In the 15 plus years that filmmaker John Cameron Mitchell has been on the scene, he’s only made three feature-length films, but at least one of them, the queercore punk rock musical “Hedwig and the Angry Inch,” has grown iconic enough to become a Broadway play (the movie started as an off-Broadway play 17 years ago). While 2010’s deeply underrated “Rabbit Hole” was underseen and underloved (though Nicole Kidman did earn an Oscar nomination for her performance), you can thank it for essentially launching Miles Tellers‘ career (he wouldn’t catch on for a few years, but casting directors took note).
Five years on, Cameron has another film finally in the works, a high concept sci-fi comedy called “How to Talk to Girls at Parties,” a long developing adaptation of Neil Gaiman‘s short story which will star Elle Fanning. Mitchell has been delayed in working on the picture for a while — it has animation and will be quite involved — but now that his Hedwig run concludes at the end of April, he’ll return his attention to the project.

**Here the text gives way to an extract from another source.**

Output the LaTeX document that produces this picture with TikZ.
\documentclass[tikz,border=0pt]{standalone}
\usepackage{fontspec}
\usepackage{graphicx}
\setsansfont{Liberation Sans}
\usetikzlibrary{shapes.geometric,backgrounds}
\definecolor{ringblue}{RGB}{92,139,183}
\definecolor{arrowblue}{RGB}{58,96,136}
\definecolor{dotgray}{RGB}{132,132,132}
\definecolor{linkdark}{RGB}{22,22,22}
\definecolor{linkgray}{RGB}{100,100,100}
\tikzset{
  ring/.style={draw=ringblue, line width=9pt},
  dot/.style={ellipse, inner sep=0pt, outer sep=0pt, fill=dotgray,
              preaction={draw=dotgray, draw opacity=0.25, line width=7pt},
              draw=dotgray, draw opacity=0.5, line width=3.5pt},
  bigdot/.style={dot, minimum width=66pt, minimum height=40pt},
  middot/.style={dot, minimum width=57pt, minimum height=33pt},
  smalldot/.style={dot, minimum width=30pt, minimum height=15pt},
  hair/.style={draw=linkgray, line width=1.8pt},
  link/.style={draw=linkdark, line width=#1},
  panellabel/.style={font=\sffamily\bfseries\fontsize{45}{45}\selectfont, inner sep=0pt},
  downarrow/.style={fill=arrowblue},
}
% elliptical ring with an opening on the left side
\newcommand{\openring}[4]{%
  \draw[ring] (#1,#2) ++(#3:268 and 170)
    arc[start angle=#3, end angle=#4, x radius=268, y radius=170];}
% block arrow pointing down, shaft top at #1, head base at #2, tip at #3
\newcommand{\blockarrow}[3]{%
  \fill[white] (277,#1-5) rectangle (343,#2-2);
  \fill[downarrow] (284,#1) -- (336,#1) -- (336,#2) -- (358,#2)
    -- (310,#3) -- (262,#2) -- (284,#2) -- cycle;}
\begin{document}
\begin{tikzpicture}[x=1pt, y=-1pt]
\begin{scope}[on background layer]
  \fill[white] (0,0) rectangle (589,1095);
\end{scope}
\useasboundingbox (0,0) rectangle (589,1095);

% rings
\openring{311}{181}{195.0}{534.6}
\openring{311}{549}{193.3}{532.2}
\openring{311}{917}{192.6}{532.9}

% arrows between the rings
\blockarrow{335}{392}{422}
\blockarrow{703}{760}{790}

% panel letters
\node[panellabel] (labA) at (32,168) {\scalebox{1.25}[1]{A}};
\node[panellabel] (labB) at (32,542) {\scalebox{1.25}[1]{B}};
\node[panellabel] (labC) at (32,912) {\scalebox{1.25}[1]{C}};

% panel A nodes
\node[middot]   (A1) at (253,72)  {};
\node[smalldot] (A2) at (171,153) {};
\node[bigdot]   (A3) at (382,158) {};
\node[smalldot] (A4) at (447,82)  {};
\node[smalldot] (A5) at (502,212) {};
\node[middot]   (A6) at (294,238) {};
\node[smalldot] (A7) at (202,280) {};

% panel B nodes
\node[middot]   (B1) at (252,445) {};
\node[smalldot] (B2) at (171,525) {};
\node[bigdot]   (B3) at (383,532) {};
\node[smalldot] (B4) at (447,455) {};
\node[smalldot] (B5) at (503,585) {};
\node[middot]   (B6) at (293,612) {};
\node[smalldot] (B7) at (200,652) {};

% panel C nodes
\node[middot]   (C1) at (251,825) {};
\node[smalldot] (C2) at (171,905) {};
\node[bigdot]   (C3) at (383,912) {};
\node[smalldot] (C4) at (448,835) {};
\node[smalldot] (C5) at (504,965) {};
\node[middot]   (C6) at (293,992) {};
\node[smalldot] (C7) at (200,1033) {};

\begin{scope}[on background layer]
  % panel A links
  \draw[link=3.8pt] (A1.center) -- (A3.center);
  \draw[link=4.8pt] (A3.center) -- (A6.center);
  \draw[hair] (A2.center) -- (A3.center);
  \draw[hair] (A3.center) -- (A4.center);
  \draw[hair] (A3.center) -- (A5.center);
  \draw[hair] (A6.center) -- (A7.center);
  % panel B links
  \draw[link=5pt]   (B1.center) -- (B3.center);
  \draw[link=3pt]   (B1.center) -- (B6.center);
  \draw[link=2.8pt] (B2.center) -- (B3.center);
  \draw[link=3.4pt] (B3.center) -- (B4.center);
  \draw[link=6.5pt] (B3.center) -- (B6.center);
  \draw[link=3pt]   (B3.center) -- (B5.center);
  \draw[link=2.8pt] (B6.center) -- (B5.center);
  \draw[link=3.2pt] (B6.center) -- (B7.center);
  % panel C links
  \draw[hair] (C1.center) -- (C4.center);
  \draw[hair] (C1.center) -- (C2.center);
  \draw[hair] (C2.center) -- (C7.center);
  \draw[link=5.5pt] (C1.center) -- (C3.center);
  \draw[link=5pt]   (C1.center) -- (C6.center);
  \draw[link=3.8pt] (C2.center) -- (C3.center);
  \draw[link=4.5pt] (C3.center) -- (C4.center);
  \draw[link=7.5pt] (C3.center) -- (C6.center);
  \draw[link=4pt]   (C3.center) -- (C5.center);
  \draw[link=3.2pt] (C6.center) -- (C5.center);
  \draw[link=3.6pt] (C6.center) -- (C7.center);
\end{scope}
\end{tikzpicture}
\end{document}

READ MORE: John Cameron Mitchell Talks Animated ‘The Ruined Cast’ & Upcoming Neil Gaiman Adaptation
In a recent EW interview, the filmmaker revealed he has a high profile musician in mind to score some of the movie’s music. “I’m sort of easing back into it. Working on some animation design. Some music. James Murphy is hopefully going to be working on it,” he said of the former LCD Soundsystem frontman and producer who’s been scoring Noah Baumbach films of late.

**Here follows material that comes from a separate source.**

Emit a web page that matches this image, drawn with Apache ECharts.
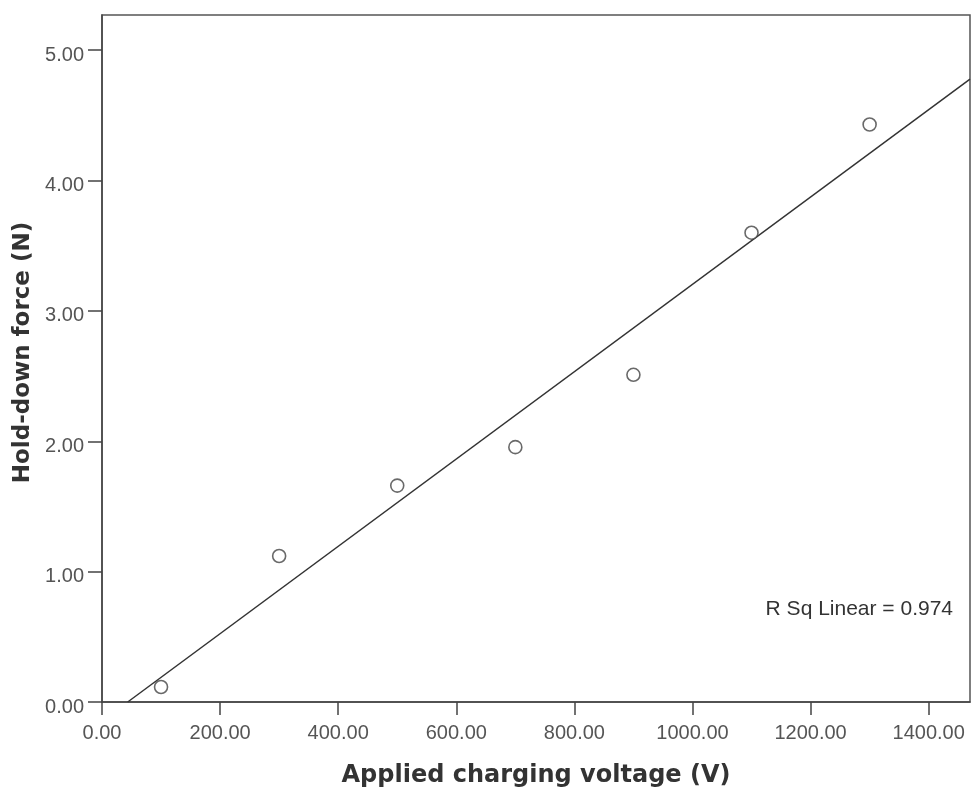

It sounds like they’ll be a variety of music in it and different kinds of sonic collaborators. “There are different kinds of music in it, punk and we created a new kind of extraterrestrial music, extraterrestrial dance music,” he said. “Also Nico Muhly [composer for “The Reader,” among others], who is a famous classical guy is going to be involved. It needs its own time. We are reaching out to a few actors now. Elle Fanning is already attached as the lead. Hopefully we’ll be shooting next fall in London. She’s the alien lead.”

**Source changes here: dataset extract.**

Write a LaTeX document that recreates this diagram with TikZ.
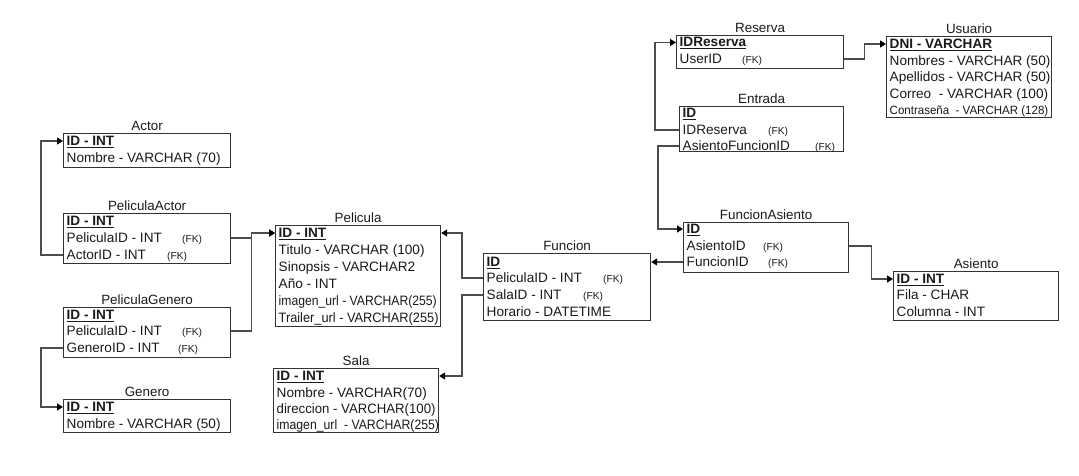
\documentclass[tikz,border=0pt]{standalone}
\usepackage{fontspec}
\usepackage{graphicx}
\setmainfont{Liberation Sans}
\usetikzlibrary{arrows.meta}
\definecolor{boxline}{HTML}{333333}
\definecolor{wire}{HTML}{4D4D4D}
\definecolor{ink}{HTML}{1A1A1A}
% primary-key field: bold with a heavy underline
\newcommand\keyrow[1]{\setbox0\hbox{\bfseries #1}\rlap{\rule[-2.4pt]{\wd0}{1.1pt}}\box0}
% field followed by a small (FK) tag at a fixed column
\newcommand\fkcol[2]{\makebox[#1][l]{#2}{\fontsize{10.2}{11}\selectfont(FK)}}
% horizontally condensed text
\newcommand\narrow[2]{\scalebox{#1}[1]{#2}}
\tikzset{
  tbl/.style={draw=boxline, line width=1.2pt, anchor=north west, inner sep=0pt, fill=white},
  ttl/.style={anchor=south, inner xsep=0pt, inner ysep=2.2pt, text depth=0pt,
              font=\fontsize{13.4}{15}\selectfont, text=ink},
  row/.style={anchor=west, inner xsep=3.5pt, inner ysep=0pt, text height=12pt, text depth=3pt,
              font=\fontsize{13.6}{15}\selectfont, text=ink},
  fk/.style={draw=wire, line width=1.3pt, -{Triangle[length=6pt,width=7pt,color=black]}}
}
\begin{document}
\begin{tikzpicture}[x=1pt,y=-1pt]
\useasboundingbox (0,0) rectangle (1079,476);

% ---- Actor
\node[tbl, minimum width=167pt, minimum height=34pt] (actor) at (63,133) {};
\node[ttl] (actor-t) at (actor.north) {Actor};
\node[row] (actor-1) at (63,141) {\keyrow{ID - INT}};
\node[row] (actor-2) at (63,158) {Nombre - VARCHAR (70)};

% ---- PeliculaActor
\node[tbl, minimum width=167pt, minimum height=50pt] (pa) at (63,213) {};
\node[ttl] (pa-t) at (pa.north) {PeliculaActor};
\node[row] (pa-1) at (63,221) {\keyrow{ID - INT}};
\node[row] (pa-2) at (63,238) {\fkcol{115.5pt}{PeliculaID - INT}};
\node[row] (pa-3) at (63,255) {\fkcol{100.5pt}{ActorID - INT}};

% ---- PeliculaGenero
\node[tbl, minimum width=167pt, minimum height=50pt] (pg) at (63,307) {};
\node[ttl] (pg-t) at (pg.north) {PeliculaGenero};
\node[row] (pg-1) at (63,315) {\keyrow{ID - INT}};
\node[row] (pg-2) at (63,331) {\fkcol{115.5pt}{PeliculaID - INT}};
\node[row] (pg-3) at (63,348) {\fkcol{111.5pt}{GeneroID - INT}};

% ---- Genero
\node[tbl, minimum width=167pt, minimum height=33pt] (gen) at (63,399) {};
\node[ttl] (gen-t) at (gen.north) {Genero};
\node[row] (gen-1) at (63,407) {\keyrow{ID - INT}};
\node[row] (gen-2) at (63,424) {Nombre - VARCHAR (50)};

% ---- Pelicula
\node[tbl, minimum width=165pt, minimum height=101pt] (pel) at (275,225) {};
\node[ttl] (pel-t) at (pel.north) {Pelicula};
\node[row] (pel-1) at (275,233) {\keyrow{ID - INT}};
\node[row] (pel-2) at (275,250) {Titulo - VARCHAR (100)};
\node[row] (pel-3) at (275,267) {Sinopsis - VARCHAR2};
\node[row] (pel-4) at (275,284) {Año - INT};
\node[row] (pel-5) at (275,301) {\narrow{0.895}{imagen\_url - VARCHAR(255)}};
\node[row] (pel-6) at (275,318) {\narrow{0.94}{Trailer\_url - VARCHAR(255)}};

% ---- Sala
\node[tbl, minimum width=165pt, minimum height=64pt] (sala) at (273,368) {};
\node[ttl] (sala-t) at (sala.north) {Sala};
\node[row] (sala-1) at (273,376) {\keyrow{ID - INT}};
\node[row] (sala-2) at (273,392.5) {Nombre - VARCHAR(70)};
\node[row] (sala-3) at (273,409) {\narrow{0.97}{direccion - VARCHAR(100)}};
\node[row] (sala-4) at (273,425) {\narrow{0.9}{imagen\_url\ \ - VARCHAR(255)}};

% ---- Funcion
\node[tbl, minimum width=167pt, minimum height=67pt] (fun) at (483,253) {};
\node[ttl] (fun-t) at (fun.north) {Funcion};
\node[row] (fun-1) at (483,262) {\keyrow{ID}};
\node[row] (fun-2) at (483,278) {\fkcol{116.5pt}{PeliculaID - INT}};
\node[row] (fun-3) at (483,295) {\fkcol{96.5pt}{SalaID - INT}};
\node[row] (fun-4) at (483,312) {Horario - DATETIME};

% ---- FuncionAsiento
\node[tbl, minimum width=165pt, minimum height=50pt] (fa) at (683,222) {};
\node[ttl] (fa-t) at (fa.north) {FuncionAsiento};
\node[row] (fa-1) at (683,229) {\keyrow{ID}};
\node[row] (fa-2) at (683,246) {\fkcol{76.5pt}{AsientoID}};
\node[row] (fa-3) at (683,262) {\fkcol{81.5pt}{FuncionID}};

% ---- Asiento
\node[tbl, minimum width=165pt, minimum height=49pt] (asi) at (893,271) {};
\node[ttl] (asi-t) at (asi.north) {Asiento};
\node[row] (asi-1) at (893,279) {\keyrow{ID - INT}};
\node[row] (asi-2) at (893,295) {Fila - CHAR};
\node[row] (asi-3) at (893,312) {Columna - INT};

% ---- Reserva
\node[tbl, minimum width=167pt, minimum height=33pt] (res) at (676,35) {};
\node[ttl] (res-t) at (res.north) {Reserva};
\node[row] (res-1) at (676,42.5) {\keyrow{IDReserva}};
\node[row] (res-2) at (676,59) {\fkcol{62.5pt}{UserID}};

% ---- Entrada
\node[tbl, minimum width=164pt, minimum height=45pt] (ent) at (679,106) {};
\node[ttl] (ent-t) at (ent.north) {Entrada};
\node[row] (ent-1) at (679,113) {\keyrow{ID}};
\node[row] (ent-2) at (679,130) {\fkcol{85.5pt}{IDReserva}};
\node[row] (ent-3) at (679,146) {\fkcol{132.5pt}{AsientoFuncionID}};

% ---- Usuario
\node[tbl, minimum width=165pt, minimum height=81pt] (usu) at (886,36) {};
\node[ttl] (usu-t) at (usu.north) {Usuario};
\node[row] (usu-1) at (886,44) {\keyrow{DNI - VARCHAR}};
\node[row] (usu-2) at (886,61) {Nombres - VARCHAR (50)};
\node[row] (usu-3) at (886,77.5) {Apellidos - VARCHAR (50)};
\node[row] (usu-4) at (886,94) {Correo\ \ - VARCHAR (100)};
\node[row] (usu-5) at (886,110) {\fontsize{12}{14}\selectfont\narrow{0.96}{Contraseña\ \ - VARCHAR (128)}};

% ---- foreign-key connectors
\draw[fk] (pa.west |- pa-3) -- ++(-22,0) |- (actor.west |- actor-1);
\draw[fk] (pa.east |- pa-2) -- ++(20,0) |- (pel.west |- pel-1);
\draw[fk] (pg.east |- pg-2) -- ++(20,0) |- (pel.west |- pel-1);
\draw[fk] (pg.west |- pg-3) -- ++(-22,0) |- (gen.west |- gen-1);
\draw[fk] (fun.west |- fun-2) -- ++(-21,0) |- (pel.east |- pel-1);
\draw[fk] (fun.west |- fun-3) -- ++(-21,0) |- (sala.east |- sala-1);
\draw[fk] (fa.west |- fa-3) -- (fun.east |- fun-1);
\draw[fk] (ent.west |- ent-3) -- ++(-21,0) |- (fa.west |- fa-1);
\draw[fk] (ent.west |- ent-2) -- ++(-24,0) |- (res.west |- res-1);
\draw[fk] (res.east |- res-2) -- ++(20,0) |- (usu.west |- usu-1);
\draw[fk] (fa.east |- fa-2) -- ++(22,0) |- (asi.west |- asi-1);
\end{tikzpicture}
\end{document}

While it is based on a Gaiman short story about an alien touring the galaxy who breaks away from her group and meets two young inhabitants a dangerous futuristic suburb of London, Mitchell also noted that he “expanded” the story beyond its mere 4,500 word count. “There’s a lot of original music,” he added. “There’s animation. It’s a period piece in 1977 London, the punk scene. But it’s a comedy on the surface, but quite touching as well. It’s almost a little bit like Romeo and Juliet, but it’s punks and aliens rather than Montagues and Capulets.” Super sold. This one can’t come soon enough, and we hope the Murphy and Muhly musical collaborations stick.